Larger parts risk more wasted work on failure. A 500MB part at 100 Mbps takes 40 seconds. Network failure at 39 seconds wastes 39 seconds. The optimal part size depends on network reliability: stable datacenter links tolerate larger parts, flaky mobile connections need smaller parts.
Platform Limits Shape Design
Cloud storage services impose limits. Common constraints: minimum part size 5MB (except last part), maximum part size 5GB, maximum 10,000 parts per upload. These limits constrain file sizes: 5GB * 10,000 = 50TB maximum with largest parts, 5MB * 10,000 = 50GB maximum with smallest parts.
For files approaching limits, compute part size dynamically. A 100GB file needs at least 100GB / 10,000 = 10MB parts. A 1TB file needs at least 100MB parts. Clients should calculate minimum part size from file size and part limit.
Adaptive Part Sizing
Smart clients adjust part size based on observed conditions. Start with moderate parts (50-100MB). If failures are frequent, shrink part size to reduce retry cost. If uploads succeed reliably, grow part size to reduce overhead. This adapts to network conditions without manual configuration.

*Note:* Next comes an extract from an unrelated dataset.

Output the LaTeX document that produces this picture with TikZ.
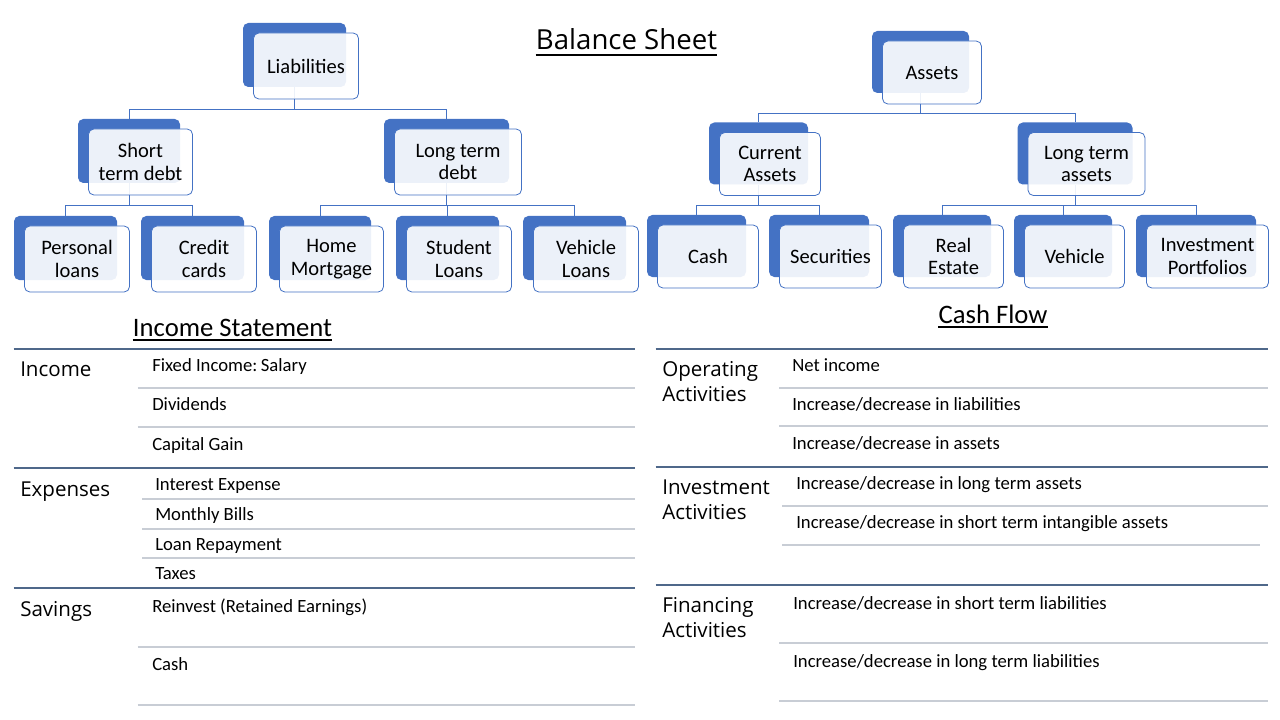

Track success rate per part size. If 100MB parts fail 20% of the time but 25MB parts fail 2%, the smaller parts waste less total bandwidth despite higher overhead. The math: 20% * 100MB = 20MB wasted per attempt versus 2% * 25MB = 0.5MB.
Memory and Buffering Constraints
The client must buffer at least one part in memory (or on disk) before uploading. A 500MB part size on a device with 256MB available memory fails. Mobile apps typically use 5-20MB parts. Server side batch processing can use 100MB+ parts. Match part size to client capabilities, not just network conditions.